An additional benefit of an organised tail-end liquidity solution is the opportunity to restore the alignment in the group of investors and to secure a group of LPs willing to support the GP and the fund over the long term. On many occasions, these transactions also serve to rebalance the economics for the GP by:

  • adjusting the management fee to a longer asset management period with limited asset selection, due diligence and execution work;
  • re-basing the performance fees from acquisition costs to the most recent fair valuation marks; and
  • occasionally crystallising the payment of the performance fees

While tail-end liquidity solutions serve valid purposes and are usually conceived with the aim of satisfying the needs of the different participants, they inherently pose a number of conflicts, which need to be carefully managed. Here are just three of the possible conflicts that can arise:

  1. The GP often acts on both buy and sell-side.

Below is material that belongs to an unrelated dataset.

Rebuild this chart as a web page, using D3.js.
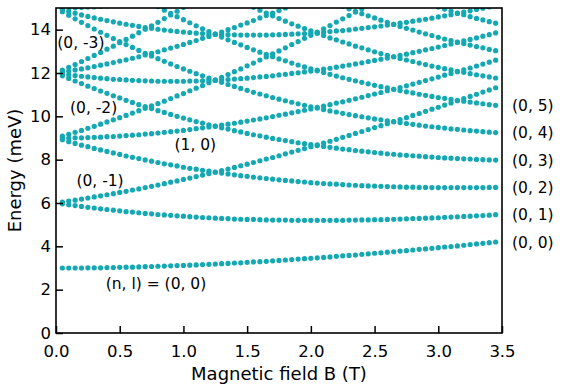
<!DOCTYPE html>
<html><head><meta charset="utf-8">
<script src="https://cdn.jsdelivr.net/npm/d3@7"></script>
<style>
body{margin:0;background:#fff}
svg{display:block}
text{font-family:"DejaVu Sans",sans-serif;fill:#000}
</style>
</head><body>
<svg id="c" width="562" height="392"></svg>
<script>
// Magnetic field values (T) of the plotted points
const B = [0.05,0.10,0.15,0.20,0.25,0.30,0.35,0.40,0.45,0.50,
0.55,0.60,0.65,0.70,0.75,0.80,0.85,0.90,0.95,1.00,
1.05,1.10,1.15,1.20,1.25,1.30,1.35,1.40,1.45,1.50,
1.55,1.60,1.65,1.70,1.75,1.80,1.85,1.90,1.95,2.00,
2.05,2.10,2.15,2.20,2.25,2.30,2.35,2.40,2.45,2.50,
2.55,2.60,2.65,2.70,2.75,2.80,2.85,2.90,2.95,3.00,
3.05,3.10,3.15,3.20,3.25,3.30,3.35,3.40,3.45];

// Energy levels (meV), each starting at index "from" of B
const E_0_0 = [3.00,3.00,3.00,3.00,3.01,3.01,3.01,3.02,3.02,3.03,
3.04,3.04,3.05,3.06,3.07,3.08,3.09,3.10,3.11,3.12,
3.13,3.14,3.16,3.17,3.18,3.20,3.21,3.23,3.24,3.26,
3.28,3.29,3.31,3.33,3.35,3.37,3.39,3.41,3.43,3.45,
3.47,3.49,3.51,3.54,3.56,3.58,3.60,3.63,3.65,3.68,
3.70,3.73,3.75,3.78,3.80,3.83,3.86,3.88,3.91,3.94,
3.97,3.99,4.02,4.05,4.08,4.11,4.14,4.17,4.20];
const E_0_1 = [5.96,5.92,5.88,5.84,5.80,5.77,5.73,5.70,5.67,5.64,
5.60,5.58,5.55,5.52,5.50,5.47,5.45,5.43,5.41,5.39,
5.37,5.35,5.33,5.32,5.30,5.29,5.28,5.26,5.25,5.24,
5.24,5.23,5.22,5.21,5.21,5.21,5.20,5.20,5.20,5.20,
5.20,5.20,5.20,5.20,5.20,5.21,5.21,5.22,5.22,5.23,
5.23,5.24,5.25,5.26,5.27,5.28,5.29,5.30,5.31,5.32,
5.34,5.35,5.36,5.38,5.39,5.41,5.42,5.44,5.46];
const E_0_2 = [8.92,8.83,8.75,8.67,8.60,8.52,8.45,8.38,8.31,8.24,
8.17,8.11,8.05,7.99,7.93,7.87,7.81,7.76,7.71,7.65,
7.60,7.56,7.51,7.47,7.42,7.38,7.34,7.30,7.26,7.23,
7.19,7.16,7.13,7.10,7.07,7.04,7.02,6.99,6.97,6.94,
6.92,6.90,6.88,6.87,6.85,6.83,6.82,6.80,6.79,6.78,
6.77,6.76,6.75,6.74,6.73,6.73,6.72,6.72,6.71,6.71,
6.71,6.71,6.71,6.71,6.71,6.71,6.71,6.72,6.72];
const E_0_3 = [11.87,11.75,11.63,11.51,11.39,11.28,11.17,11.06,10.95,10.85,
10.74,10.64,10.54,10.45,10.36,10.26,10.18,10.09,10.00,9.92,
9.84,9.76,9.69,9.61,9.54,9.47,9.41,9.34,9.28,9.21,
9.15,9.10,9.04,8.98,8.93,8.88,8.83,8.78,8.74,8.69,
8.65,8.61,8.57,8.53,8.49,8.46,8.42,8.39,8.36,8.33,
8.30,8.27,8.25,8.22,8.20,8.18,8.16,8.14,8.12,8.10,
8.08,8.07,8.05,8.04,8.03,8.01,8.00,7.99,7.98];
const E_0_4 = [14.83,14.67,14.50,14.34,14.19,14.03,13.88,13.74,13.59,13.45,
13.31,13.18,13.04,12.91,12.79,12.66,12.54,12.42,12.30,12.19,
12.08,11.97,11.87,11.76,11.66,11.57,11.47,11.38,11.29,11.20,
11.11,11.03,10.95,10.87,10.79,10.72,10.65,10.58,10.51,10.44,
10.38,10.31,10.25,10.20,10.14,10.08,10.03,9.98,9.93,9.88,
9.84,9.79,9.75,9.71,9.67,9.63,9.59,9.55,9.52,9.49,
9.46,9.42,9.40,9.37,9.34,9.32,9.29,9.27,9.25];
const E_0_5 = [15.06,14.90,14.75,14.60,14.46,14.32,14.18,14.04,13.91,13.78,
13.66,13.53,13.41,13.30,13.18,13.07,12.96,12.86,12.75,12.65,
12.56,12.46,12.37,12.28,12.19,12.10,12.02,11.94,11.86,11.78,
11.71,11.64,11.57,11.50,11.43,11.37,11.31,11.25,11.19,11.13,
11.08,11.02,10.97,10.92,10.87,10.83,10.78,10.74,10.70,10.66,
10.62,10.58,10.54,10.51];
const E_0_6 = [15.03,14.90,14.77,14.64,14.51,14.39,14.27,14.16,14.05,13.94,
13.83,13.73,13.62,13.53,13.43,13.34,13.24,13.16,13.07,12.98,
12.90,12.82,12.75,12.67,12.60,12.53,12.46,12.39,12.32,12.26,
12.20,12.14,12.08,12.03,11.97,11.92,11.87,11.82,11.77];
const E_0_7 = [15.07,14.96,14.85,14.74,14.64,14.54,14.44,14.34,14.24,14.15,
14.06,13.98,13.89,13.81,13.73,13.65,13.57,13.50,13.43,13.36,
13.29,13.22,13.16,13.09,13.03];
const E_0_8 = [15.04,14.95,14.86,14.77,14.69,14.60,14.52,14.45,14.37,14.30];
const E_0_m1 = [6.04,6.09,6.13,6.18,6.23,6.28,6.33,6.38,6.43,6.49,
6.54,6.60,6.65,6.71,6.77,6.83,6.89,6.96,7.02,7.09,
7.15,7.22,7.29,7.36,7.43,7.50,7.57,7.64,7.72,7.79,
7.87,7.95,8.03,8.10,8.18,8.27,8.35,8.43,8.51,8.60,
8.68,8.77,8.85,8.94,9.03,9.12,9.21,9.30,9.39,9.48,
9.57,9.66,9.76,9.85,9.94,10.04,10.13,10.23,10.33,10.42,
10.52,10.62,10.72,10.82,10.92,11.02,11.12,11.22,11.32];
const E_0_m2 = [9.09,9.17,9.26,9.35,9.45,9.54,9.64,9.74,9.84,9.94,
10.04,10.15,10.26,10.37,10.48,10.59,10.70,10.82,10.94,11.05,
11.18,11.30,11.42,11.55,11.67,11.80,11.93,12.06,12.19,12.33,
12.46,12.60,12.74,12.88,13.02,13.16,13.31,13.45,13.60,13.74,
13.89,14.04,14.19,14.35,14.50,14.65,14.81,14.96];
const E_0_m3 = [12.13,12.26,12.39,12.53,12.67,12.81,12.95,13.10,13.24,13.40,
13.55,13.70,13.86,14.02,14.18,14.34,14.51,14.68,14.85,15.02];
const E_1_0 = [9.00,9.00,9.01,9.01,9.02,9.03,9.04,9.06,9.07,9.09,
9.11,9.13,9.15,9.18,9.20,9.23,9.26,9.29,9.32,9.35,
9.39,9.43,9.47,9.51,9.55,9.59,9.64,9.68,9.73,9.78,
9.83,9.88,9.93,9.99,10.05,10.10,10.16,10.22,10.28,10.34,
10.41,10.47,10.54,10.61,10.67,10.74,10.81,10.88,10.96,11.03,
11.10,11.18,11.25,11.33,11.41,11.49,11.57,11.65,11.73,11.81,
11.90,11.98,12.06,12.15,12.23,12.32,12.41,12.50,12.59];
const E_1_1 = [11.96,11.92,11.88,11.85,11.82,11.79,11.76,11.74,11.71,11.70,
11.68,11.66,11.65,11.64,11.63,11.62,11.62,11.62,11.62,11.62,
11.63,11.63,11.64,11.65,11.67,11.68,11.70,11.72,11.74,11.76,
11.79,11.82,11.84,11.87,11.91,11.94,11.98,12.01,12.05,12.09,
12.13,12.18,12.22,12.27,12.32,12.37,12.42,12.47,12.53,12.58,
12.64,12.69,12.75,12.81,12.87,12.94,13.00,13.07,13.13,13.20,
13.27,13.34,13.41,13.48,13.55,13.62,13.70,13.77,13.85];
const E_1_2 = [14.92,14.84,14.76,14.68,14.61,14.54,14.48,14.42,14.36,14.30,
14.25,14.20,14.15,14.10,14.06,14.02,13.98,13.95,13.92,13.89,
13.87,13.84,13.82,13.80,13.79,13.78,13.77,13.76,13.75,13.75,
13.75,13.75,13.75,13.76,13.77,13.78,13.79,13.81,13.82,13.84,
13.86,13.88,13.91,13.94,13.96,13.99,14.03,14.06,14.10,14.13,
14.17,14.21,14.25,14.30,14.34,14.39,14.44,14.48,14.53,14.59,
14.64,14.69,14.75,14.81,14.87,14.93,14.99,15.05,15.11];
const E_1_m1 = [12.04,12.09,12.14,12.19,12.24,12.30,12.36,12.42,12.48,12.55,
12.61,12.68,12.75,12.83,12.91,12.98,13.07,13.15,13.23,13.32,
13.41,13.50,13.60,13.69,13.79,13.89,14.00,14.10,14.21,14.31,
14.42,14.54,14.65,14.76,14.88,15.00];
const E_2_0 = [15.00,15.01,15.01,15.02,15.04,15.05,15.07,15.10];

const series = [
  {n:0,l:0,from:0,values:E_0_0},
  {n:0,l:1,from:0,values:E_0_1},
  {n:0,l:2,from:0,values:E_0_2},
  {n:0,l:3,from:0,values:E_0_3},
  {n:0,l:4,from:0,values:E_0_4},
  {n:0,l:5,from:15,values:E_0_5},
  {n:0,l:6,from:30,values:E_0_6},
  {n:0,l:7,from:44,values:E_0_7},
  {n:0,l:8,from:59,values:E_0_8},
  {n:0,l:-1,from:0,values:E_0_m1},
  {n:0,l:-2,from:0,values:E_0_m2},
  {n:0,l:-3,from:0,values:E_0_m3},
  {n:1,l:0,from:0,values:E_1_0},
  {n:1,l:1,from:0,values:E_1_1},
  {n:1,l:2,from:0,values:E_1_2},
  {n:1,l:-1,from:0,values:E_1_m1},
  {n:2,l:0,from:0,values:E_2_0}
];

// Tick values / labels
const xTickValues = [0,0.5,1.0,1.5,2.0,2.5,3.0,3.5];
const xTickLabels = ["0.0","0.5","1.0","1.5","2.0","2.5","3.0","3.5"];
const yTickValues = [0,2,4,6,8,10,12,14];
const yTickLabels = ["0","2","4","6","8","10","12","14"];

// Labels at the right end of levels
const rightLabelLevels = [0,1,2,3,4,5];
// Labels placed inside the plot (data coordinates: B, E at baseline)
const innerLabels = [
  {text:"(0, -3)", B:0.01, E:13.17},
  {text:"(0, -2)", B:0.11, E:10.17},
  {text:"(1, 0)", B:0.93, E:8.46},
  {text:"(0, -1)", B:0.16, E:6.79},
  {text:"(n, l) = (0, 0)", B:0.39, E:2.03}
];

const svg = d3.select("#c");
const L=56, R=502, T=8, Bt=333;
const x = d3.scaleLinear().domain([0,3.5]).range([L,R]);
const y = d3.scaleLinear().domain([0,15]).range([Bt,T]);
const dotColor = "#14a8b2";

svg.append("defs").append("clipPath").attr("id","clip")
  .append("rect").attr("x",L).attr("y",T).attr("width",R-L).attr("height",Bt-T);

const pts = [];
series.forEach(s => s.values.forEach((v,j) => {
  if (v !== null) pts.push({b:B[s.from+j], e:v});
}));
svg.append("g").attr("clip-path","url(#clip)")
  .selectAll("circle").data(pts).join("circle")
  .attr("cx",d=>x(d.b)).attr("cy",d=>y(d.e)).attr("r",2.6)
  .attr("fill",dotColor);

// axes
const xAxis = d3.axisBottom(x).tickValues(xTickValues)
  .tickFormat((d,i)=>xTickLabels[i]).tickSizeInner(-7).tickSizeOuter(0).tickPadding(12);
const gx = svg.append("g").attr("transform",`translate(0,${Bt})`).call(xAxis);
const yAxis = d3.axisLeft(y).tickValues(yTickValues)
  .tickFormat((d,i)=>yTickLabels[i]).tickSizeInner(-7).tickSizeOuter(0).tickPadding(5);
const gy = svg.append("g").attr("transform",`translate(${L},0)`).call(yAxis);
[gx,gy].forEach(g=>{
  g.select(".domain").remove();
  g.selectAll(".tick line").attr("stroke","#000").attr("stroke-width",1.5);
  g.selectAll(".tick text").attr("font-size","16.5px").attr("font-family","DejaVu Sans").attr("fill","#000");
});

svg.append("rect").attr("x",L).attr("y",T).attr("width",R-L).attr("height",Bt-T)
  .attr("fill","none").attr("stroke","#000").attr("stroke-width",1.6);

// axis titles
svg.append("text").attr("x",(L+R)/2).attr("y",380).attr("text-anchor","middle")
  .attr("font-size","18px").text("Magnetic field B (T)");
svg.append("text").attr("transform",`translate(21,${(T+Bt)/2}) rotate(-90)`)
  .attr("text-anchor","middle").attr("font-size","18px").text("Energy (meV)");

// right labels
rightLabelLevels.forEach(l=>{
  const s = series.find(d=>d.n===0 && d.l===l);
  const last = s.values[s.values.length-1];
  svg.append("text").attr("x",R+10).attr("y",y(last)).attr("dy","0.36em")
    .attr("font-size","15.5px").text(`(0, ${l})`);
});
// inner labels
innerLabels.forEach(a=>{
  svg.append("text").attr("x",x(a.B)).attr("y",y(a.E))
    .attr("font-size","15.5px").text(a.text);
});
</script>
</body></html>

GP interests, on many occasions, are more aligned with the remaining (and incoming) investors, which are poised to support the GP in the future, as opposed to the exiting investors. Especially, in cases where no performance fees can be crystallised after the initial period, the GP can be less interested in maximising the price of the liquidity offering, as a higher price would translate into a higher base for computation of performance fees for the extension period.
  2. The information disclosure in a tail-end liquidity solution process is often less granular than in a ‘normal’ asset disposal and, as such, can result in less value obtained compared to an organised asset sale. In addition, secondaries buyers could (and to some extent should) expect better pricing versus a direct asset acquisition to account for the more complex structure, less control over the asset and value impact of the GP
  3. The typical control mechanisms present in the fund investment environment are less relevant for the tail-end liquidity solutions. For example, key-man clauses leading to a suspension of the investment period are not really applicable to the fully built out portfolios.

All in all, the complexity of tail-end liquidity solutions and the need to carefully navigate different conflicts result in a fairly small number of those processes effectively reaching completion. As mentioned before, we expect three or four funds to achieve completion on the liquidity solutions in 2016. Probably, the most widely publicised transaction of this type is the sale of 21 LP interests in the 2007 vintage €2.17 billion Arcus European Infrastructure Fund totalling over €700 million.The transaction was led by APG, the Dutch pension fund manager, which acquired a €440 million commitment out of €700 million sold.

Other advanced liquidity solution situations that were expected to reach completion in 2016 involve a potential portfolio transaction involving eight assets in the 2007-vintage €1.1 billion Eiser’s Global Infrastructure Fund (for which 3i Infrastructure and APG were bidding) and the establishment of a continuation fund for the 2010 vintage €572 million Dutch Infrastructure Fund II.

Even within the limited universe of infrastructure secondaries players, only a few are capable of leading a tail-end liquidity solution. Besides the ability to evaluate a secondaries transaction, such a role requires a significant amount of capital (typically, at least between €100 million and 150 million is necessary to act as a cornerstone investor), the ability to lead a complex documentation process and, more importantly, the appetite to lock in capital for a period of up to 25 years. The latter requirement, in particular, cuts across the expectations of secondaries investors, which often focus on providing early cashflows from an infrastructure portfolio and have underlying investment vehicles with a life span of 10 to 15 years.

Dmitriy Antropov is senior vice-president of private infrastructure at Partners Group and co-leads the firm’s worldwide integrated infrastructure investment activities, which include primary and secondaries fund investments, as well as joint investments. He has been with Partners Group since 2008 and has 12 years of industry experience. Antropov holds a PhD in world economics from Financial University in Moscow. He is also a certified financial risk manager.